Dr. Nimrita Koul | The Benchmarking Conference | LDC-IL

Building and evaluating an OCR System for the Sharda Script

Dr. Nimrita Koul

Faculty (Associate Professor)
REVA University, Bangalore. ( School of CSE )


Authors : Dr. Nimrita Koul, Sudhanva M Athreya, PVS Kumar

Abstract

The Sharda script, an ancient Brahmic script historically used for writing Sanskrit and Kashmiri, has largely fallen into disuse, with limited digital resources available for its preservation and study. This paper presents our work on developing a deep learning-based Optical Character Recognition (OCR) system for Sharda, designed to extract text from publicly available scanned historical manuscripts. The task of OCR in this domain presents significant challenges, including noisy, torn, and incomplete scans, as well as variability in handwriting styles across different manuscripts, leading to reduced recognition accuracy.

As part of this work, we curated a digital dataset of 900 pages from scriptures such as The Bhagavad Gita, Ganesha Stotram, Devi Mahatmya, Devi Stuthi, and Ram Gita and build an end-to-end text recognition system. Our system consists of two key stages: (1) Text Segmentation, where a model predicts text-line masks for subsequent recognition, and (2) Text Recognition, where the extracted text is processed using our deep Convolutional Recurrent Neural Network (CRNN) for handwritten text recognition.

Due to limited annotated data, we employed a two-phase training strategy: pretraining and fine-tuning. During pretraining, an autoencoder-based approach was used for both images and text labels to learn unsupervised features. During fine-tuning we used a Convolutional Recurrent Neural Network. Using CRNN allowed the CNN backbone to retain spatial information while the RNN head captured semantic patterns, enabling generalization across manuscripts with limited annotations. The model achieved 87.7% accuracy when trained on 11,000 image-text pairs, demonstrating its effectiveness in recognizing handwritten Sharda script.

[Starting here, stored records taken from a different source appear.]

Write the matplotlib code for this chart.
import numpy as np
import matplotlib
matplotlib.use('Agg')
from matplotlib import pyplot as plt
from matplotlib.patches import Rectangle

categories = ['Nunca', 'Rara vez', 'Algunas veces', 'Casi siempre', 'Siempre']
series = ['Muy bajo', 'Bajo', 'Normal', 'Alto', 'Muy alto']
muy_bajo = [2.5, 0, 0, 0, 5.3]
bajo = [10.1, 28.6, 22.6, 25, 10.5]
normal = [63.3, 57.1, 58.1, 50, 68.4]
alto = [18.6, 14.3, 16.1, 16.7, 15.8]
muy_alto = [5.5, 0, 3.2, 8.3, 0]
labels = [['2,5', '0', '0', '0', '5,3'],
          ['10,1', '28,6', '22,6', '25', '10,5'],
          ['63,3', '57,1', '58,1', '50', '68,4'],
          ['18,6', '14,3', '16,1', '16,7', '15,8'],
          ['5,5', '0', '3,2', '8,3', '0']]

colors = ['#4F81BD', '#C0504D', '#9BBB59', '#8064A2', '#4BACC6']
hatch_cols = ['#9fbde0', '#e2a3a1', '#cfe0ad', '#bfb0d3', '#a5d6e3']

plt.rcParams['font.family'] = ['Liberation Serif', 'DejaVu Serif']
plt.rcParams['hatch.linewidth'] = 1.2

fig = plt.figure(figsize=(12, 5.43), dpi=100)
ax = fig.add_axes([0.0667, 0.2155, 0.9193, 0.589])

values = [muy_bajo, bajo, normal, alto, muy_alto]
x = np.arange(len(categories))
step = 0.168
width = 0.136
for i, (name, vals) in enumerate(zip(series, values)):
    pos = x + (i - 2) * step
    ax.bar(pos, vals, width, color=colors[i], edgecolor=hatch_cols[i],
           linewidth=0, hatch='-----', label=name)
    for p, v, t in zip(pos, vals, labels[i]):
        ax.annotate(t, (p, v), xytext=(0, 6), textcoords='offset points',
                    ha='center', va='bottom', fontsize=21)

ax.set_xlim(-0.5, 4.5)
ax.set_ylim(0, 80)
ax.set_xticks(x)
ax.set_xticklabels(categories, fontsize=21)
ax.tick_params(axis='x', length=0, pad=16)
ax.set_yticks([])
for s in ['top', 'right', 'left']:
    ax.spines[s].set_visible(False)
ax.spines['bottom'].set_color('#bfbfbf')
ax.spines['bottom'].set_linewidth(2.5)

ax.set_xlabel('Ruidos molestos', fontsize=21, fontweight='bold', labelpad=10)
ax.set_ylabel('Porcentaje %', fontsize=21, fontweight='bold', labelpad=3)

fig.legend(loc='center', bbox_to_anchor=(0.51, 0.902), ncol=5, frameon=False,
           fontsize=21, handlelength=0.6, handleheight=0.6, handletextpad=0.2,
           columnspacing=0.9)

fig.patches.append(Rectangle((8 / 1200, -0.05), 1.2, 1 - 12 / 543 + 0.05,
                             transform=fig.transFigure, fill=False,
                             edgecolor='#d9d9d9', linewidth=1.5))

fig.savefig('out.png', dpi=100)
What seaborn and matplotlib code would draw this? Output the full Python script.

Furthermore, this system can be extended to other Brahmi-based scripts, making it a valuable tool for Indian language preservation.

A critical challenge in OCR for underrepresented scripts is the lack of standardized evaluation benchmarks. We propose a structured evaluation methodology for assessing Sharda OCR performance, identifying key challenges such as diacritic positioning, ligature formations, and document degradation. We outline essential evaluation metrics—including Character Error Rate (CER) and Word Error Rate (WER)—and suggest dataset curation strategies to establish a benchmarking standard for future OCR models in Indian languages.

Keywords: Sharda Script, Optical Character Recognition, OCR Evaluation, Indian Languages, Deep Learning, Character Error Rate, Handwritten Text Recognition

Acknowledgement: This work was carried out as a part of research grant received from DST Government of India under the project title “An AI Based System for Preservation and Revival of Sharda Script” (Grant number DST/TDT/SHRI-14/2021).